═══ Data provided

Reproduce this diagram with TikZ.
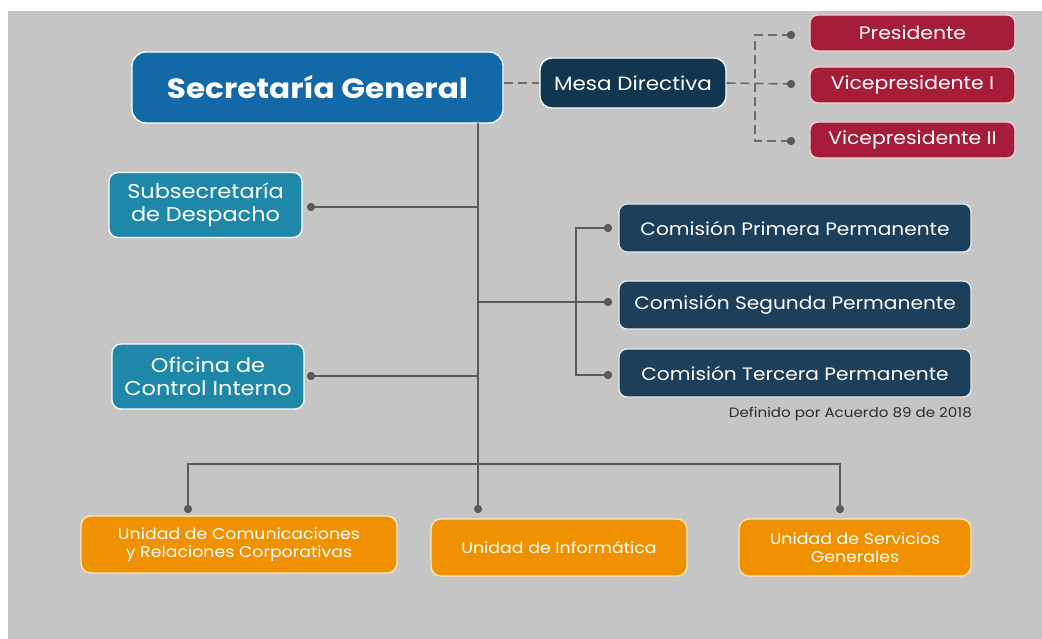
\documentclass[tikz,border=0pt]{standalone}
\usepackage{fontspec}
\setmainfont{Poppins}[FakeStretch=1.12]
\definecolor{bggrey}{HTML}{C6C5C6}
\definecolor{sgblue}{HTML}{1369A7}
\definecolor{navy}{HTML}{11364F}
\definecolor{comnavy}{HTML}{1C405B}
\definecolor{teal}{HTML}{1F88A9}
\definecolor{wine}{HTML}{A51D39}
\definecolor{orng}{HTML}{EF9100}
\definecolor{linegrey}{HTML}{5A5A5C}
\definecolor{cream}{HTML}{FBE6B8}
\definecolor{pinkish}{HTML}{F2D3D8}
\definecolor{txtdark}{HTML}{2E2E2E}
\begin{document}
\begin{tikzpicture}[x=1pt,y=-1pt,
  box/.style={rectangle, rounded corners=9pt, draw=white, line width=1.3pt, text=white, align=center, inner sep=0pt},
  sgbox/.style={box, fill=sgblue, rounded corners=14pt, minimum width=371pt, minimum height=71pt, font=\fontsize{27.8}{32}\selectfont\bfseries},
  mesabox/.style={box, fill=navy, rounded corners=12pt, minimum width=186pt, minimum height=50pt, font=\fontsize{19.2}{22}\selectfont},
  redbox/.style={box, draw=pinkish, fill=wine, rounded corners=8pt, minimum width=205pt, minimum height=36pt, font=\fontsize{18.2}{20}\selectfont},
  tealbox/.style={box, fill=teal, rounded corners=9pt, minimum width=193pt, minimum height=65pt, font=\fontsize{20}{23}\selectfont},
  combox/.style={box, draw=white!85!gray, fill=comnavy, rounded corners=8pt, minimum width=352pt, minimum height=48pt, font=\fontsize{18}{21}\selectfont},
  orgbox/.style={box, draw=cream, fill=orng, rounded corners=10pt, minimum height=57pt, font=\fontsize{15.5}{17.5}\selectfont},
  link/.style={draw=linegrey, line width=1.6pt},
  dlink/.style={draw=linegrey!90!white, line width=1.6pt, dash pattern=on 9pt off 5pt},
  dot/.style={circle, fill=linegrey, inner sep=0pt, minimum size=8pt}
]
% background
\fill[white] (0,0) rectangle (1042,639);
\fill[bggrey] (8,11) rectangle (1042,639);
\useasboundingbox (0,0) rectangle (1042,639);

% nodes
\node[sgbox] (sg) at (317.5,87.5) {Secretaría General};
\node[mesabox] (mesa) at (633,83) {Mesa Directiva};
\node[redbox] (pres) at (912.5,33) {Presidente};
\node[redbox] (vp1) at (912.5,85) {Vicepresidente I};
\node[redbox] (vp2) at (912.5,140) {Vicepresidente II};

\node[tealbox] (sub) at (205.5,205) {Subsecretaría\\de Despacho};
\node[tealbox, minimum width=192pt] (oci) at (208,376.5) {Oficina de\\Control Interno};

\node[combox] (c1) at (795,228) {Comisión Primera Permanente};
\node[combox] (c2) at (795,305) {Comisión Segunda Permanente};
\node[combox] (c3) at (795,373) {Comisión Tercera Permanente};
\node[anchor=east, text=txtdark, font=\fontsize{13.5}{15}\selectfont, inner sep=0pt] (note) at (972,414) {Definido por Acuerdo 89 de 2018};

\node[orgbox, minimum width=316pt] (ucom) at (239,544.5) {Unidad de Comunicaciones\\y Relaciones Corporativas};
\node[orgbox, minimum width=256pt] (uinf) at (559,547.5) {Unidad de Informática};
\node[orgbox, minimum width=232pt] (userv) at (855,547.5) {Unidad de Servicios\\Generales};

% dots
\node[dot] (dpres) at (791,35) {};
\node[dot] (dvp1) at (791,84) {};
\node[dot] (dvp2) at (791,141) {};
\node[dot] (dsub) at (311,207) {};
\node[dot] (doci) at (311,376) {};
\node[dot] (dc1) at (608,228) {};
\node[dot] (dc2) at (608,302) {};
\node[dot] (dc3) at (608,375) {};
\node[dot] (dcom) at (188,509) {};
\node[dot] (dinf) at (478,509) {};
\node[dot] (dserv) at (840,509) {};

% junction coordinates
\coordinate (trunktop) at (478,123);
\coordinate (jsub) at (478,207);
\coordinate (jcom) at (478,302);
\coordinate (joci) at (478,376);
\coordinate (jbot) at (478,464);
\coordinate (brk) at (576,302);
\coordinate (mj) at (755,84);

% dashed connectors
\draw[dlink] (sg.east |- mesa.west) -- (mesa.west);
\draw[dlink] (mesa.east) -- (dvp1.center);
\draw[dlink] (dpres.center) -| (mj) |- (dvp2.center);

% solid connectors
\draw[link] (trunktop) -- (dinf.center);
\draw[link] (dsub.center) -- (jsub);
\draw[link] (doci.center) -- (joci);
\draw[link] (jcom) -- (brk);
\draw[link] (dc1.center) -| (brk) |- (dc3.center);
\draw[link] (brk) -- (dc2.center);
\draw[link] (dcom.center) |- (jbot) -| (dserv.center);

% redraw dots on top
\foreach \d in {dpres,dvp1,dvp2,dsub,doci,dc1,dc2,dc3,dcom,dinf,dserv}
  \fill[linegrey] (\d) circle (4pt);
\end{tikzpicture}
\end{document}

══════
═══ Data provided

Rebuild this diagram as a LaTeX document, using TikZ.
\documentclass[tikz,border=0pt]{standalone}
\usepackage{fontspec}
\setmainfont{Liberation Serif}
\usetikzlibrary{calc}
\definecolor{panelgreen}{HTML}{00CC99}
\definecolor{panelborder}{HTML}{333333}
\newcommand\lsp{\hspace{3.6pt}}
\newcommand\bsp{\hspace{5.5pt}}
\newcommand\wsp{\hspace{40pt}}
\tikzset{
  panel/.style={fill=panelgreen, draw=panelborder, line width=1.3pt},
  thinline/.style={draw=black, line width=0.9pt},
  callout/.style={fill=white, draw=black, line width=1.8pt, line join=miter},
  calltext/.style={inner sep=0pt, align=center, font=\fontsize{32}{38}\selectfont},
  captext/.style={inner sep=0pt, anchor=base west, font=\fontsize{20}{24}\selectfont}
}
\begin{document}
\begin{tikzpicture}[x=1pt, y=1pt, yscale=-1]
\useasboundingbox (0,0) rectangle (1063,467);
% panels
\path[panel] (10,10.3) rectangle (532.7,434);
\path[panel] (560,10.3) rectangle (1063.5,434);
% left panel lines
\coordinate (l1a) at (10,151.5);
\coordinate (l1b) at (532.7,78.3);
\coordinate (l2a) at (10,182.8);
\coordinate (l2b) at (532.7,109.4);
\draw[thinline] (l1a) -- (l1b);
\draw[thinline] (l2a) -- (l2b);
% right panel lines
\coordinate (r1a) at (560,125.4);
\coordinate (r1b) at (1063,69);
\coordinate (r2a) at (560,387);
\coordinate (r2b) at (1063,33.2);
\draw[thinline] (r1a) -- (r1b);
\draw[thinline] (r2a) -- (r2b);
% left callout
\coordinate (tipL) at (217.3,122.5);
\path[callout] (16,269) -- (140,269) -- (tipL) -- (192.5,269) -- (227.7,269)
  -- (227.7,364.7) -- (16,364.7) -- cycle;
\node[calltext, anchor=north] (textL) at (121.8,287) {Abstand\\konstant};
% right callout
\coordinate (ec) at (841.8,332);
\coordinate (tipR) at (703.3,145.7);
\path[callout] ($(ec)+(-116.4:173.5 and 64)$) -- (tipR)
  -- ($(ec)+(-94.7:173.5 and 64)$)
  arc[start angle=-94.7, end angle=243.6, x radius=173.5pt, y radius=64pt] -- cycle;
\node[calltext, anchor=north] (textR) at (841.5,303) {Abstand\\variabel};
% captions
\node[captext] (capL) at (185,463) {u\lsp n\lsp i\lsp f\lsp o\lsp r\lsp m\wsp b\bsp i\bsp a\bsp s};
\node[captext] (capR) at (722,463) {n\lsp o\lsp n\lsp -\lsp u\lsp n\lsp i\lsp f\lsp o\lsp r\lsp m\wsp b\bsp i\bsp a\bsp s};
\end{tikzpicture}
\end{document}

══════

Requirements
Gather all the lines that include the word "this" and copy them out.

Exercise response
Reproduce this diagram with TikZ.
Rebuild this diagram as a LaTeX document, using TikZ.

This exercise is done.